American-based credit rating agency, Moody’s Investors Service (Moody’s), has moved Nigeria’s credit outlook from stable to positive.
This is according to a statement by the credit rating firm on Friday, December 8, 2023.
The uptrend moves from stable to positive indicates, according to the statement, the possible reversal of the deterioration in Nigeria’s fiscal and external position as a result of the authorities’ reform effort.
Moody’s pointed out government steps, such as devaluing the naira and removing a substantial part of the oil subsidy as key indicators for the upgrade from stable to positive.
Meanwhile, the international firm maintains the country’s long-term issuer ratings at Caa1, noting that the structural reforms are undercut by still “weak fiscal and external positions.”.
It is important to note that the Central Bank of Nigeria (CBN) is still grappling with a heavy backlog obligation which is one of the key reasons the naira continues a downward trend against the dollar since President Bola Tinubu eased the nation’s control of the foreign exchange market.
Meanwhile, CBN governor, Yemi Cardoso, in his first outing as the head of that institution, pledged last month to address forward foreign-exchange contracts that have been impacting the performance of the naira.
The review for the upgrade in credit outlook primarily emphasized a reversal in the economic projection of the country. It also indicated that President Tinubu’s reforms may have begun to have a positive impact on the economy.
Nevertheless, Moody’s maintaining the country’s rating at Caa1 shows that the nation’s credit profile is still weak.
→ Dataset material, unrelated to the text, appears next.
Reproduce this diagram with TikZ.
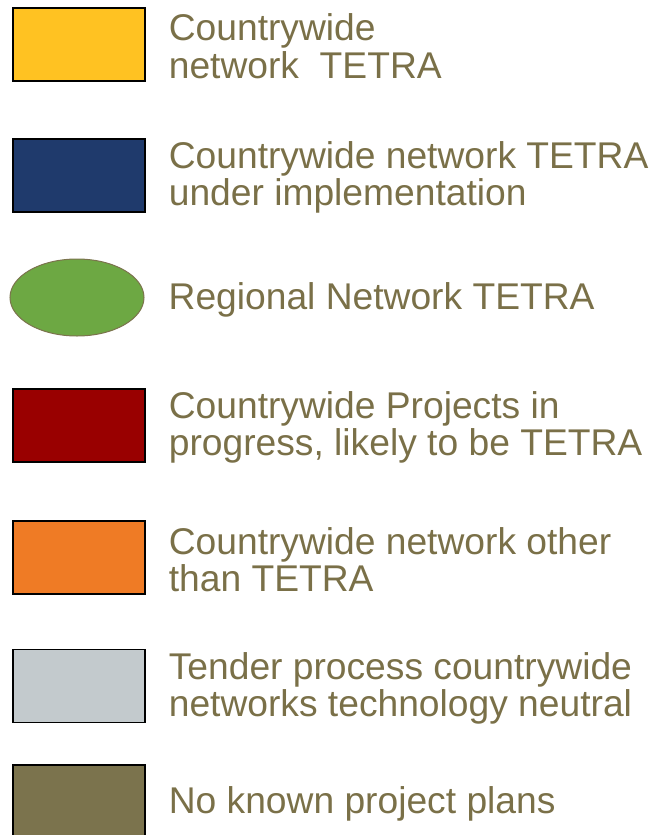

Nigeria’s fiscal and external standings, along with the government’s ability to counter the ongoing deterioration in the foreign exchange market add to the profiling.
Nigeria still grapples with an almost two-decade inflation rate standing at 27.33%. Food inflation, on the other hand, is at an alarming 31.52%.
Nigeria is expected to spend at least six times more on servicing its debt next year than on building new schools or hospitals in the country.
President Tinubu, in presenting the 2024 budget earlier this month, stated that he projects an impressive 3.76% in the 2024 fiscal year.
Also, the President forecasts that inflation will settle at 21.4% at 21.4%, a 5.93%-point decline from its current 27.33% rate.
Meanwhile, in August, S&P Global Ratings revised its outlook on Nigeria to stable from negative and affirmed its rating at ‘B-/B’.